10 min. 15 min.
My Publisher recently asked me to develop a recipe for a pomegranate project she is working on. Given the antioxidant nature of pomegranates and dark chocolate, I thought I’d make a suped up chocolate and pomegranate cake with a dark chocolate ganache, pomegranate molasses, and a pomegranate cream. The recipe was a success! However, I can’t post the recipe until the project launches in November.
For this chocolate cake recipe, I created a pomegranate molasses to really amp up the sweet-tart flavor that pomegranates have.

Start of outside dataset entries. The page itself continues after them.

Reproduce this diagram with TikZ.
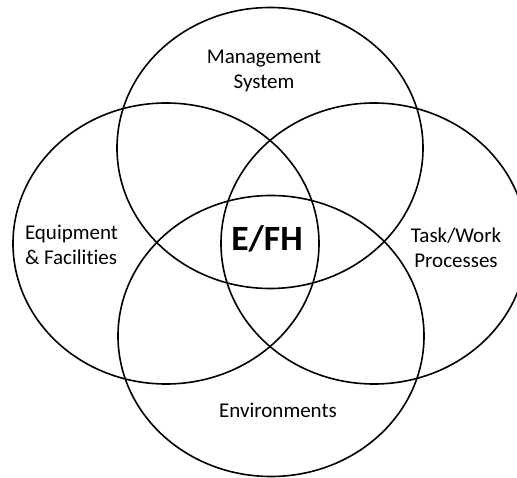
\documentclass[tikz,border=0pt]{standalone}
\usepackage{fontspec}
\setmainfont[Ligatures={NoCommon}]{Carlito}
\usetikzlibrary{shapes.geometric}
\begin{document}
\begin{tikzpicture}[x=1pt,y=1pt,
  ring/.style={ellipse, draw, line width=1.6pt, minimum width=306pt,
    minimum height=281pt, inner sep=0pt},
  lbl/.style={font=\fontsize{21}{25}\selectfont, align=center, inner sep=0pt},
  core/.style={font=\fontsize{35.5}{40}\selectfont\bfseries, inner sep=0pt}]
  % page frame, with the right ring running off the edge
  \fill[white] (0,0) rectangle (517,477);
  \clip (0,0) rectangle (517,477);

  % the four overlapping rings
  \node[ring] (mgmt) at (270,329) {};
  \node[ring] (equip) at (166,233.5) {};
  \node[ring] (task) at (374,233.5) {};
  \node[ring] (env) at (271,141) {};

  % labels
  \node[lbl] (mgmtlbl) at (264,406) {Management\\System};
  \node[lbl, align=left] (equiplbl) at (71.5,232) {Equipment\\\& Facilities};
  \node[lbl] (tasklbl) at (456,229.5) {Task/Work\\Processes};
  \node[lbl] (envlbl) at (278,67) {Environments};
  \node[core] (efh) at (267,238) {E/FH};
\end{tikzpicture}
\end{document}
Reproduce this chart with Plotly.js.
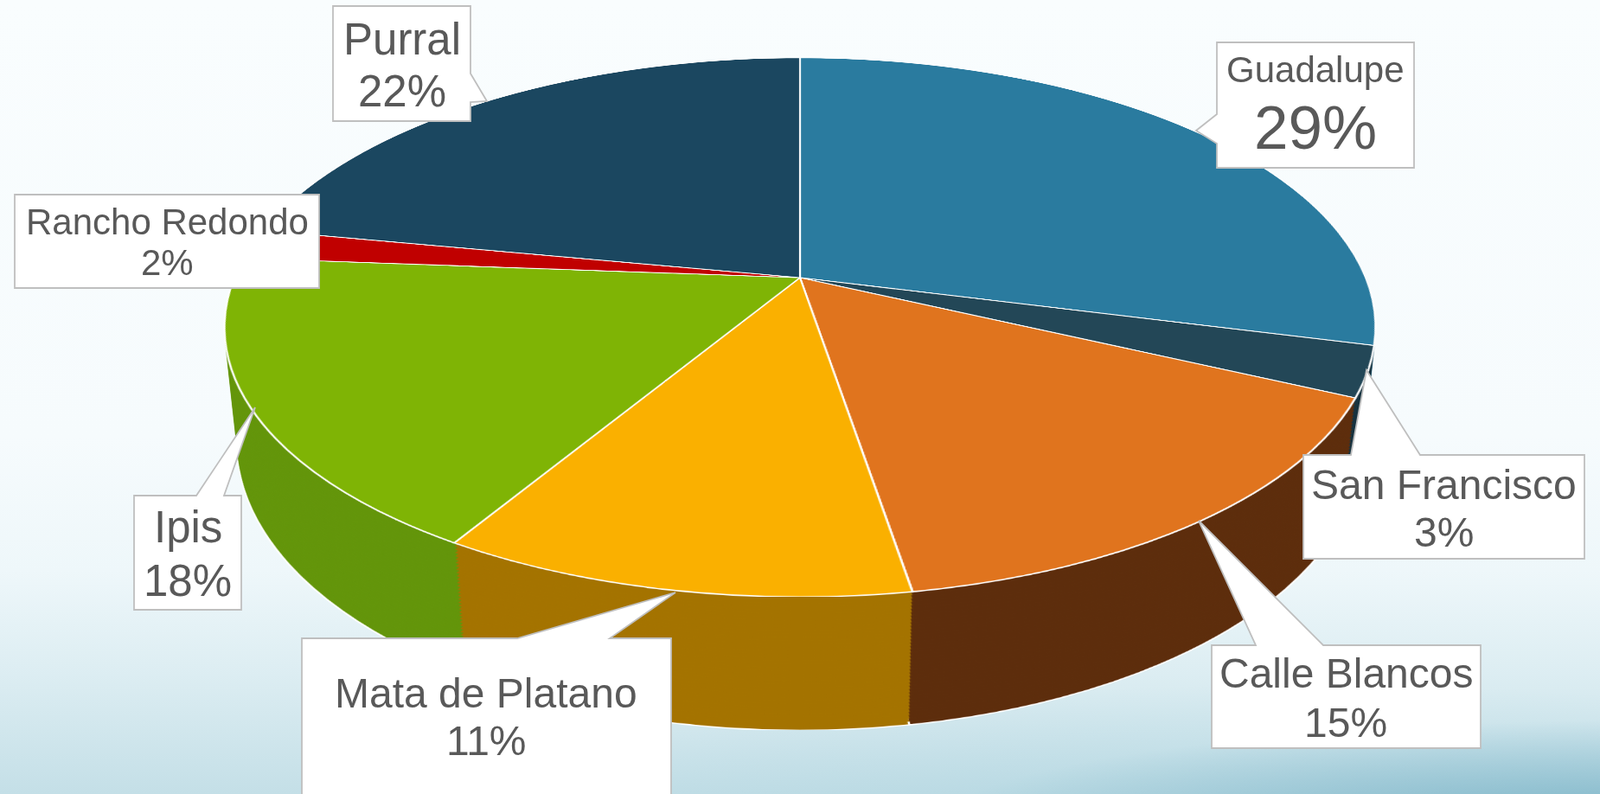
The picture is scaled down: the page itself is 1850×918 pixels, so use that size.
<!DOCTYPE html>
<html>
<head>
<meta charset="utf-8">
<script src="https://cdn.plot.ly/plotly-3.0.1.min.js"></script>
<style>
  html, body { margin:0; padding:0; }
  body {
    width:1850px; height:918px; overflow:hidden; position:relative;
    background:
      radial-gradient(ellipse 1100px 170px at 1900px 960px, rgba(100,165,188,0.75), rgba(100,165,188,0) 75%),
      radial-gradient(ellipse 1400px 260px at 1500px 1000px, rgba(150,200,215,0.45), rgba(150,200,215,0) 80%),
      linear-gradient(to bottom, #f9fdfe 0%, #f6fbfd 55%, #eef7fa 72%, #dcedf2 85%, #c4dfe7 100%);
  }
  .layer { position:absolute; left:271px; top:-333px; width:1308px; height:1308px; transform-origin:50% 50%; }
  #overlay { position:absolute; left:0; top:0; width:1850px; height:918px; }
</style>
</head>
<body>
<div id="layers"></div>
<div id="overlay"></div>
<script>
// ---- data ----
const labels = ['Guadalupe', 'San Francisco', 'Calle Blancos', 'Mata de Platano', 'Ipis', 'Rancho Redondo', 'Purral'];
const values = [29, 3, 15.4, 11.2, 17.6, 1.8, 22];
const topColors  = ['#2A7B9F', '#234757', '#E0741E', '#FAB000', '#7FB405', '#C00000', '#1B4760'];
const sideColors = ['#1E5E7A', '#16323F', '#5D2D0C', '#A47300', '#63950A', '#8A0000', '#102F3F'];

// ---- 3D view parameters (styling) ----
const RADIUS = 654, PERSP = 3144, TILT = 62.6, DEPTH = 155, SIDE_LAYERS = 40;

const layersEl = document.getElementById('layers');
const pieLayout = {
  width: 2 * RADIUS, height: 2 * RADIUS,
  margin: {l: 0, r: 0, t: 0, b: 0},
  paper_bgcolor: 'rgba(0,0,0,0)', plot_bgcolor: 'rgba(0,0,0,0)',
  showlegend: false
};
function pieTrace(colors, lineColor, lineWidth) {
  return {
    type: 'pie', labels: labels, values: values, sort: false,
    direction: 'clockwise', rotation: 0, textinfo: 'none', hoverinfo: 'skip',
    marker: {colors: colors, line: {color: lineColor, width: lineWidth}}
  };
}
function addLayer(z, trace) {
  const d = document.createElement('div');
  d.className = 'layer';
  d.style.transform = 'perspective(' + PERSP + 'px) rotateX(' + TILT + 'deg) translateZ(' + (-z) + 'px)';
  layersEl.appendChild(d);
  Plotly.newPlot(d, [trace], pieLayout, {staticPlot: true, displayModeBar: false});
}
// side wall: stacked darker layers, bottom first
for (let i = 0; i < SIDE_LAYERS; i++) {
  const z = DEPTH - i * DEPTH / SIDE_LAYERS;
  if (i === 0) addLayer(z, pieTrace(sideColors, '#ffffff', 2));
  else addLayer(z, pieTrace(sideColors, 'rgba(0,0,0,0)', 0));
}
// top face
addLayer(0, pieTrace(topColors, '#ffffff', 2.2));

// ---- callout labels ----
const total = values.reduce((a, b) => a + b, 0);
const pctText = values.map(v => Math.round(v / total * 100) + '%');

// box: [x0,y0,x1,y1], wedge: edge + base points + tip, text centers & sizes
const callouts = [
  {box: [1407, 49, 1635, 194], edge: 'left',  base: [132, 166], tip: [1383, 151], cx: 1521, y1: 80,  y2: 147, f1: 42, f2: 71},
  {box: [1507, 526, 1832, 646], edge: 'top',  base: [1562, 1642], tip: [1580, 428], cx: 1669, y1: 560, y2: 615, f1: 48, f2: 48},
  {box: [1401, 746, 1712, 865], edge: 'top',  base: [1452, 1530], tip: [1386, 602], cx: 1556, y1: 778, y2: 835, f1: 48, f2: 48},
  {box: [349, 738, 776, 935],   edge: 'top',  base: [598, 705],   tip: [781, 685],  cx: 562,  y1: 801, y2: 856, f1: 48, f2: 48},
  {box: [155, 573, 279, 705],   edge: 'top',  base: [227, 259],   tip: [295, 471],  cx: 217,  y1: 609, y2: 671, f1: 51, f2: 51},
  {box: [17, 225, 369, 333],    edge: null,   base: null,         tip: null,        cx: 193,  y1: 256, y2: 303, f1: 42, f2: 42},
  {box: [385, 7, 544, 140],     edge: 'right', base: [85, 118],   tip: [563, 117],  cx: 464.5, y1: 45, y2: 105, f1: 51, f2: 51}
];

function calloutPath(c) {
  const [x0, y0, x1, y1] = c.box;
  let p = 'M' + x0 + ',' + y0;
  if (c.edge === 'top') p += ' L' + c.base[0] + ',' + y0 + ' L' + c.tip[0] + ',' + c.tip[1] + ' L' + c.base[1] + ',' + y0;
  p += ' L' + x1 + ',' + y0;
  if (c.edge === 'right') p += ' L' + x1 + ',' + c.base[0] + ' L' + c.tip[0] + ',' + c.tip[1] + ' L' + x1 + ',' + c.base[1];
  p += ' L' + x1 + ',' + y1 + ' L' + x0 + ',' + y1;
  if (c.edge === 'left') p += ' L' + x0 + ',' + c.base[1] + ' L' + c.tip[0] + ',' + c.tip[1] + ' L' + x0 + ',' + c.base[0];
  return p + ' Z';
}

const shapes = callouts.map(c => ({
  type: 'path', xref: 'x', yref: 'y', path: calloutPath(c),
  fillcolor: '#ffffff', line: {color: '#BFBFBF', width: 1.8}, layer: 'above'
}));
const annotations = [];
const textFont = 'Liberation Sans, Arial, sans-serif';
callouts.forEach((c, i) => {
  annotations.push({xref: 'x', yref: 'y', x: c.cx, y: c.y1, text: labels[i], showarrow: false,
    xanchor: 'center', yanchor: 'middle', font: {family: textFont, size: c.f1, color: '#595959'}});
  annotations.push({xref: 'x', yref: 'y', x: c.cx, y: c.y2, text: pctText[i], showarrow: false,
    xanchor: 'center', yanchor: 'middle', font: {family: textFont, size: c.f2, color: '#595959'}});
});

Plotly.newPlot('overlay', [], {
  width: 1850, height: 918,
  margin: {l: 0, r: 0, t: 0, b: 0},
  paper_bgcolor: 'rgba(0,0,0,0)', plot_bgcolor: 'rgba(0,0,0,0)',
  xaxis: {range: [0, 1850], visible: false, fixedrange: true},
  yaxis: {range: [918, 0], visible: false, fixedrange: true},
  shapes: shapes, annotations: annotations, showlegend: false
}, {staticPlot: true, displayModeBar: false});
</script>
</body>
</html>
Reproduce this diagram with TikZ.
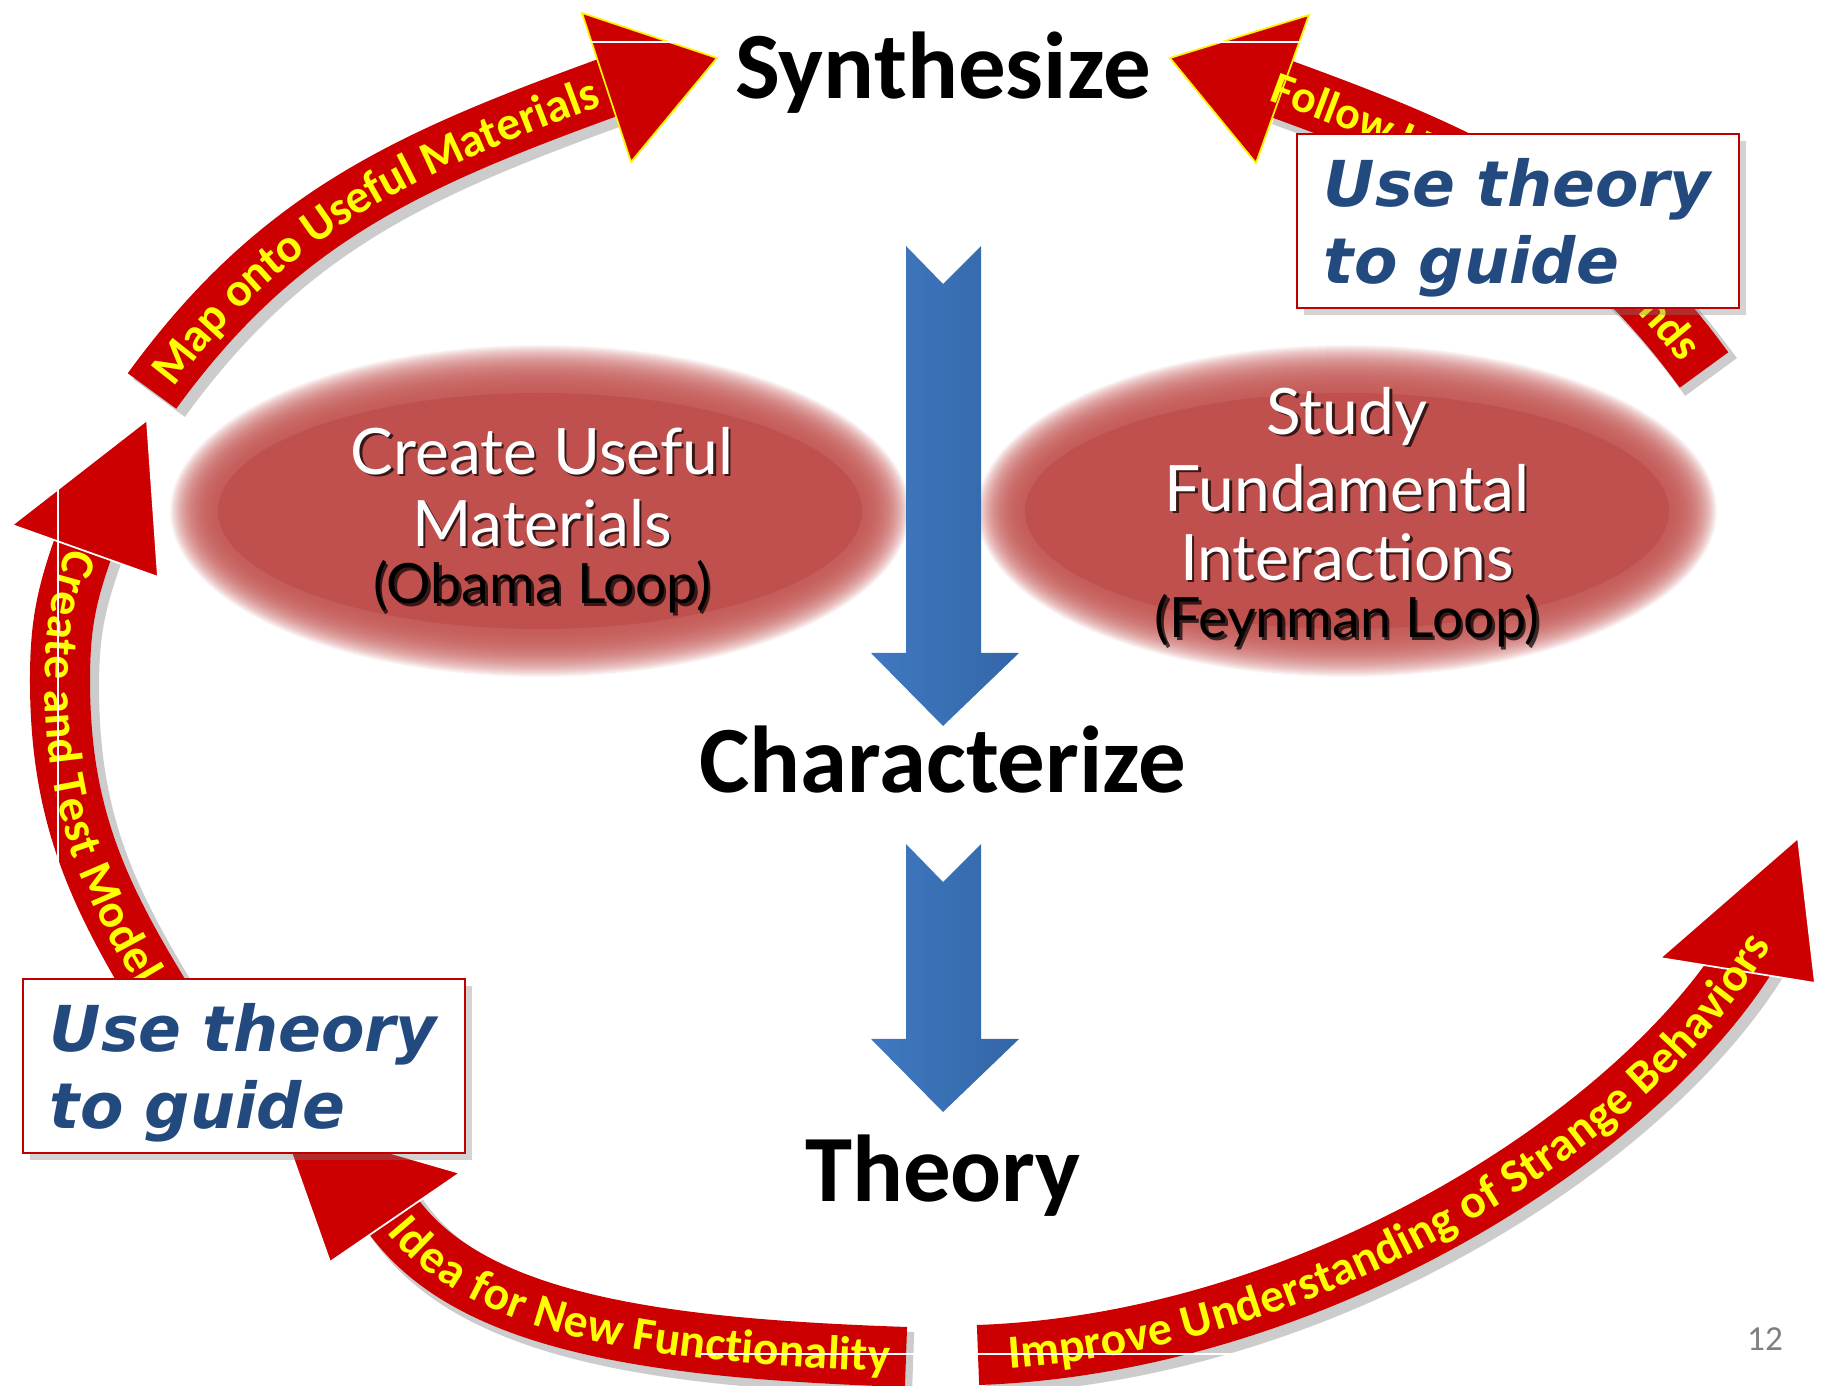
\documentclass[tikz,border=0pt]{standalone}
\usepackage{fontspec}
\setmainfont{Carlito}
\newfontfamily\latofont{Lato}
\newfontfamily\verdfont{DejaVu Sans}[BoldItalicFont={DejaVu Sans Bold Oblique}]
\usetikzlibrary{decorations.text,shadows}

\definecolor{arrowred}{HTML}{CC0000}
\definecolor{loopred}{HTML}{C0504D}
\definecolor{boxred}{HTML}{C00000}
\definecolor{guideblue}{HTML}{234A7E}
\definecolor{flowblue}{HTML}{4079C0}
\definecolor{flowblueD}{HTML}{3366A8}
\definecolor{bandyellow}{HTML}{FFFF00}

\tikzset{
  stage/.style={font=\bfseries\fontsize{27}{30}\selectfont, anchor=base, inner sep=0pt},
  looptxt/.style={font=\latofont\fontsize{18.2}{20}\selectfont, inner sep=0pt},
  loopsub/.style={font=\latofont\fontsize{15.8}{18}\selectfont, inner sep=0pt},
  band/.style={draw=arrowred, line width=0.6cm,
    preaction={draw=black, opacity=0.2, line width=0.64cm, transform canvas={shift={(2pt,-2pt)}}}},
  bandtext/.style n args={3}{decorate, decoration={text along path, raise=-4.3pt, text align={#2},
    text={|\bfseries\fontsize{#3}{#3}\selectfont\color{bandyellow}|#1}}},
  guidebox/.style={draw=boxred, line width=0.7pt, fill=white,
    minimum width=4.42cm, minimum height=1.74cm,
    drop shadow={shadow xshift=2pt, shadow yshift=-2pt, opacity=0.35}},
  guidetxt/.style={inner sep=0pt, text width=3.88cm, align=left,
    font=\verdfont\bfseries\itshape\fontsize{18}{21.8}\selectfont, text=guideblue},
}

\begin{document}
\begin{tikzpicture}[x=0.01cm,y=0.01cm]
\useasboundingbox (0,0) rectangle (1821,-1386);

\coordinate (obama) at (540,-511);
\coordinate (feyn) at (1347,-511);
\foreach \c in {obama,feyn}{
  \foreach \k in {0,...,47}
    \fill[loopred, opacity=0.055] (\c) ellipse [x radius=370-\k, y radius=166-\k];
  \fill[loopred] (\c) ellipse [x radius=322, y radius=118];
}

\foreach \top/\base in {246/653, 844/1039}
  \shade[left color=flowblue, right color=flowblueD]
    (906,-\top) -- (943,-\top-38) -- (981,-\top) -- (981,-\base) -- (1019,-\base)
    -- (943,-\base-73) -- (871,-\base) -- (906,-\base) -- cycle;

\node[stage] (synth) at (943,-99) {Synthesize};
\node[stage] (charac) at (943,-793) {Characterize};
\node[stage] (theory) at (943,-1202) {Theory};

\foreach \x/\y/\s/\c/\t [count=\i] in {
    542/451/looptxt/white/{Create Useful},
    542/523/looptxt/white/{Materials},
    542/587/loopsub/black/{(Obama Loop)},
    1347/416/looptxt/white/{Study},
    1347/488/looptxt/white/{Fundamental},
    1347/557/looptxt/white/{Interactions},
    1347/621/loopsub/black/{(Feynman Loop)}}{
  \node[\s, text=black, opacity=0.7] (shade\i) at (\x+2.5,-\y-2.5) {\t};
  \node[\s, text=\c] (line\i) at (\x,-\y) {\t};
}

\coordinate (tA) at (152,-391);
\coordinate (hA) at (612,-86);
\coordinate (tE) at (1704,-370);
\coordinate (hE) at (1276,-87);
\coordinate (tB) at (175,-1020);
\coordinate (mB) at (60,-680);
\coordinate (hB) at (85,-543);
\coordinate (tC) at (906,-1357);
\coordinate (hC) at (389,-1210);
\coordinate (tD) at (978,-1355);
\coordinate (hD) at (1749,-953);

\draw[band] (tA) to[out=54, in=200] (hA);
\draw[band] (tE) to[out=126, in=-20] (hE);
\draw[band] (tB) to[out=122, in=-90] (mB) to[out=90, in=250] (hB);
\draw[band] (tC) to[out=178, in=-56, out distance=2.4cm, in distance=1.4cm] (hC);
\draw[band] (tD) to[out=2, in=238, out distance=3.3cm, in distance=2.2cm] (hD);

\foreach \ax/\ay/\bx/\by/\cx/\cy/\e in {
    582/13/717/58/631/162/yellow,
    1309/15/1170/58/1256/163/yellow,
    12/525/147/420/158/577/white,
    330/1262/280/1121/460/1173/white,
    1660/958/1798/838/1815/983/white}
  \filldraw[fill=arrowred, draw=\e, line width=0.5pt]
    (\ax,-\ay) -- (\bx,-\by) -- (\cx,-\cy) -- cycle;

\path[bandtext={Map onto Useful Materials}{center}{13.5}] (tA) to[out=54, in=200] (hA);
\path[bandtext={Follow Unexpected Trends}{right, right indent=0.2cm}{13}] (hE) to[out=-20, in=126] (tE);
\path[bandtext={Create and Test Model}{left, left indent=0.1cm}{13.5}]
  (hB) to[out=250, in=90] (mB) to[out=-90, in=122] (tB);
\path[bandtext={Idea for New Functionality}{center}{13.5}]
  (hC) to[out=-56, in=178, out distance=1.4cm, in distance=2.4cm] (tC);
\path[bandtext={Improve Understanding of Strange Behaviors}{left, left indent=0.3cm}{13.5}]
  (tD) to[out=2, in=238, out distance=3.3cm, in distance=2.2cm] (hD) -- ++(58:40);

\draw[white, line width=0.5pt] (575,-42) -- (718,-42) (1168,-42) -- (1310,-42)
  (58,-465) -- (58,-885) (700,-1354) -- (1250,-1354);

\node[guidebox] (guideNE) at (1518,-221) {};
\node[guidetxt] (guideNEtxt) at (1518,-228) {Use theory\\to guide};
\node[guidebox] (guideSW) at (244,-1066) {};
\node[guidetxt] (guideSWtxt) at (244,-1073) {Use theory\\to guide};

\node[font=\fontsize{10}{12}\selectfont, text=black!50] (page) at (1765,-1339) {12};
\end{tikzpicture}
\end{document}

Most Americans have never had Pomegranate Molasses. But, in the Middle East and parts of Africa and Russia, pomegranate molasses is a common ingredient. Pomegranate molasses is a sweet-tart reduction of pomegranate juice with the approximate consistency of maple syrup. The recipe varies by country, but this is a recipe I love! It’s great in savory and sweet applications, and can be used in the same places where Balsamic Vinegar is used.
Because my recipe yielded a lot of extra pomegranate molasses, I decided I needed to create a sweet dish to compliment the tartness of the molasses.
I just created a delicious vanilla and almond rice pudding topped with sweet-tart pomegranate molasses. I’ll post the recipe tomorrow!
For now, here’s the Pomegranate Molasses recipe.
Pomegranate Molasses Recipe. yields approximately 1/2 Cup
2 cups of 100% pure Pomegranate Juice
1/4 Cup of granulated white sugar
1/2 tsp lime (or lemon) juice
1. Combine the pomegranate juice, sugar, and the lemon juice in a medium saucepan and bring to a boil. Make sure to stir consistently to dissolve the sugar. Boil for 4 minutes.
2. Lower heat and allow mixture to simmer, stirring occasionally. Simmer for 30-40 minutes.
3. Your pomegranate molasses is done when it is reduced by about three quarters and is thick and syrupy. 2 cups of juice should reduce to ½ Cup of molasses.
4. Pour the pomegranate molasses into a sterilized bottle or jar with a lid that forms a tight seal. When the molasses is completely cooled, put the lid on the jar and place it in the refrigerator. This will keep for several months.